La dégradation des relations irano-marocaines coïncide également avec l'enlisement des négociations visant à reprendre le plan d'action global conjoint (JCPOA), l'accord nucléaire de 2015 qui limitait le programme nucléaire iranien. Pour l'instant, la signature semble lointaine, presque impossible, à l'opposé de ce qui se passait il y a quelques semaines, lorsque les attentes étaient élevées, même à Bruxelles. Mais la forte répression des manifestants par les forces de sécurité a dynamité les ponts entre les signataires, parmi lesquels le Maroc compte de solides alliés. 
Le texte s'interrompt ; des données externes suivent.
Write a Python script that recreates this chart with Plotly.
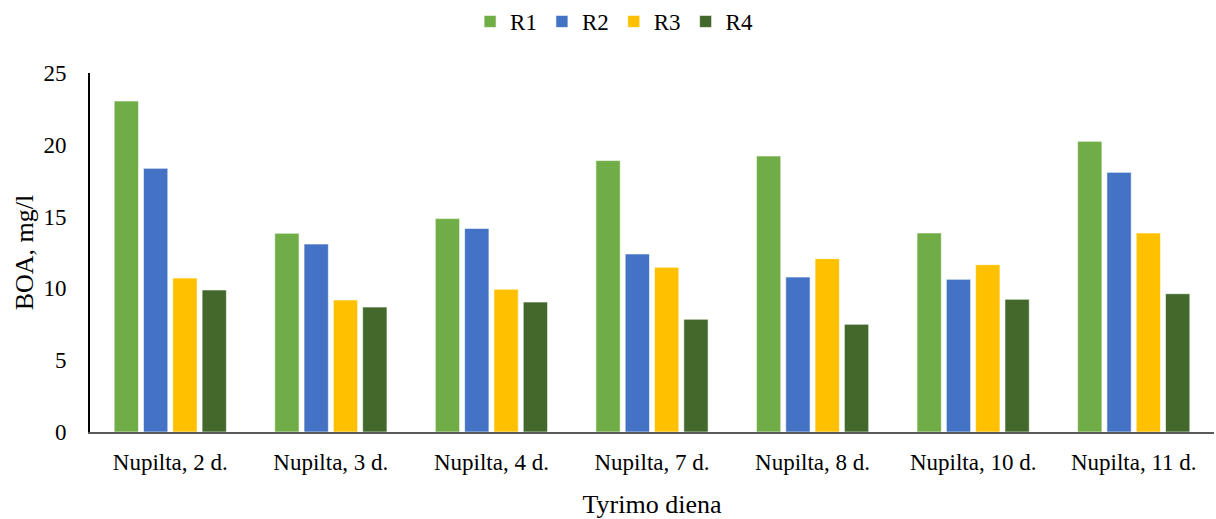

Les relations entre l'Iran et le Maroc n'ont, en fait, jamais été aussi mauvaises. En 2018, Rabat a décidé de rompre ses liens diplomatiques avec Téhéran après la publication interne d'un rapport des services de renseignement révélant le réseau d'assistance militaire fourni au Front Polisario par Téhéran par l'intermédiaire de Kassim Tajideen, un homme d'affaires libanais lié au Hezbollah. Ce n'est pas la première fois, loin de là, que les relations ont souffert. En 2009, Rabat a fait de même après avoir accusé l'Iran de propager le chiisme au Maroc, bien que les relations aient été progressivement rétablies.